The second day of this month already sees a welter of ‘promises’ and ‘good news’ from the government hitting the headlines, but not a great deal to substantiate any of it.
Even TAP’s ‘excellent news’ on turning a thumping 3rd quarter profit after years of dismal losses is being queried now by television economist João Duque, who has told SIC it is “impossible to tell” whether TAP CEO Christine Ourmières-Widener is “telling the truth”.
Into the maelstrom of what many believe has become a brazen ‘post-truth era’ comes the Syndicate of Portuguese Nurses (SEP) which has today delivered a “pre-advice of strike action” scheduled for November 17 and November 22-23.
The syndicate lodged its ‘pre-advice’ after yet another round of negotiations with the health ministry. It is understood a new meeting has been scheduled for next week which may (just may) turn the tide on nurses’ intentions.
These however are based on nurses wanting “repositioning of points with regard to career progressions” to 2018. It is a demand a court has already upheld.

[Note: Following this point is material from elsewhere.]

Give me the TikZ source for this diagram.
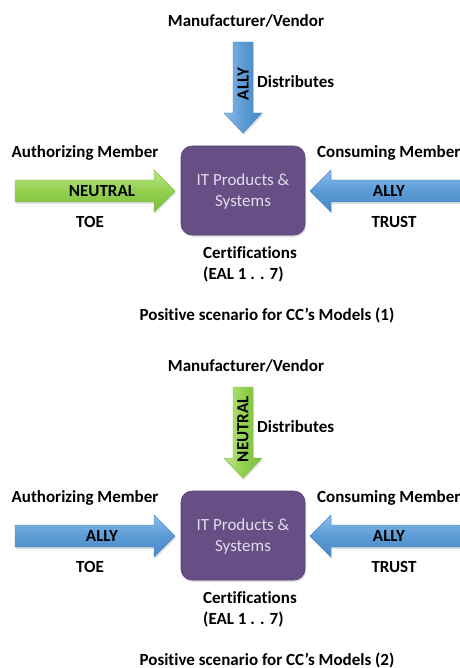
\documentclass[tikz,border=0pt]{standalone}
\usepackage{fontspec}
\setmainfont{Carlito}[Ligatures=NoCommon]
\usetikzlibrary{shadows}
\definecolor{allyblue}{HTML}{5B9BD5}
\definecolor{allybluelt}{HTML}{8CBCEA}
\definecolor{allybluedk}{HTML}{4A86C6}
\definecolor{neutgreen}{HTML}{92D050}
\definecolor{neutgreenlt}{HTML}{BDE68A}
\definecolor{neutgreendk}{HTML}{7DBB3A}
\definecolor{itpurple}{HTML}{674F86}
\definecolor{itpurpledk}{HTML}{5A4377}
\definecolor{itboxtext}{HTML}{E2DBEC}
\tikzset{
  lbl/.style={font=\fontsize{17}{18}\selectfont\bfseries, inner sep=0pt},
  boxtxt/.style={font=\fontsize{17}{21}\selectfont, text=itboxtext, align=center, inner sep=0pt},
  ally/.style={top color=allybluelt, bottom color=allybluedk, middle color=allyblue, draw=allybluedk, line width=0.4pt},
  neutral/.style={top color=neutgreenlt, bottom color=neutgreendk, middle color=neutgreen, draw=neutgreendk, line width=0.4pt},
  allyv/.style={left color=allybluelt, right color=allybluedk, middle color=allyblue, draw=allybluedk, line width=0.4pt},
  neutralv/.style={left color=neutgreenlt, right color=neutgreendk, middle color=neutgreen, draw=neutgreendk, line width=0.4pt},
  itbox/.style={rounded corners=11pt, fill=itpurple, draw=itpurpledk, line width=0.6pt,
    drop shadow={shadow xshift=1pt, shadow yshift=-2pt, opacity=0.25}},
  arrowshadow/.style={fill=black, opacity=0.12},
}
% One scenario: #1 vertical offset, #2/#3 style and label of the vendor arrow,
% #4/#5 style and label of the authorizing arrow, #6 scenario number
\newcommand{\ccpanel}[6]{%
\begin{scope}[yshift=-#1pt]
  % vendor arrow (points down)
  \path[arrowshadow] (234,44) -- (254,44) -- (254,115) -- (263,115) -- (244,135) -- (225,115) -- (234,115) -- cycle;
  \path[#2v] (233,42) -- (253,42) -- (253,113) -- (262,113) -- (243,133) -- (224,113) -- (233,113) -- cycle;
  \node[lbl, rotate=90] (vlab#6) at (243,84) {#3};
  % authorizing member arrow (points right)
  \path[arrowshadow] (16,182) -- (155,182) -- (155,172) -- (176,193) -- (155,214) -- (155,204) -- (16,204) -- cycle;
  \path[#4] (15,180) -- (154,180) -- (154,170) -- (175,191) -- (154,212) -- (154,202) -- (15,202) -- cycle;
  \node[lbl] (llab#6) at (102,191) {#5};
  % consuming member arrow (points left, runs off the right edge)
  \path[arrowshadow] (470,182) -- (332,182) -- (332,172) -- (311,193) -- (332,214) -- (332,204) -- (470,204) -- cycle;
  \path[ally] (470,180) -- (331,180) -- (331,170) -- (310,191) -- (331,212) -- (331,202) -- (470,202) -- cycle;
  \node[lbl] (rlab#6) at (389,191) {ALLY};
  % product box
  \path[itbox] (181,146) rectangle (305,235);
  \node[boxtxt] (it#6) at (243,191) {IT Products \&\\Systems};
  % captions
  \node[lbl] (mv#6) at (246,21) {Manufacturer/Vendor};
  \node[lbl, anchor=west] (dist#6) at (257,82) {Distributes};
  \node[lbl] (am#6) at (85,153) {Authorizing Member};
  \node[lbl, anchor=west] (cm#6) at (317,153) {Consuming Member};
  \node[lbl] (toe#6) at (90,222) {TOE};
  \node[lbl] (trust#6) at (394,222) {TRUST};
  \node[lbl, anchor=west] (cert#6) at (203,253) {Certifications};
  \node[lbl, anchor=west] (eal#6) at (203,274) {(EAL 1 . . 7)};
  \node[lbl] (cap#6) at (267,315) {Positive scenario for CC’s Models (#6)};
\end{scope}}
\begin{document}
\begin{tikzpicture}[x=1pt, y=-1pt]
  \useasboundingbox (0,0) rectangle (459,668);
  \fill[white] (0,0) rectangle (459,668);
  \ccpanel{0}{ally}{ALLY}{neutral}{NEUTRAL}{1}
  \ccpanel{345}{neutral}{NEUTRAL}{ally}{ALLY}{2}
\end{tikzpicture}
\end{document}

Right now, the ministry has agreed to this ‘repositioning’, but just to cover 2022.
The decision implies rewarding nurses financially with 75% of the salary increases they were entitled to. It is almost certain the ministry will say it doesn’t have the financial leeway to go back to 2018.
Says the syndicate spokesperson Guadalupe Simões: “The government has developed its position and with regard to a series of other questions which have to do with injustices of positioning relating to nurses it has also not shown itself willing to resolve these problems. Therefore the syndicate delivered a pre-advice for strike action to the health ministry and the strike will take place on (Thursday) 17th, and then a new strike on November 22 and 23”.
SEP is available “as always” and right up until the moment of strikes scheduled “to discuss, negotiate and resolve the problems with which nurses are confronted, she said.
“We cannot allow that, considering the Syndicate of Portuguese Nurses won its case in court regarding retroactive payments to 2018” the health ministry is now backpeddaling.
“We cannot even understand how it is that with a decision in court to pay retroactives to 2018, the health ministry presents a proposal to pay to 2022 (…) Naturally we cannot defraud the expectations of nurses, and even more, maintain discriminations that exist and continue to exist within the sector”, Ms Simões concluded.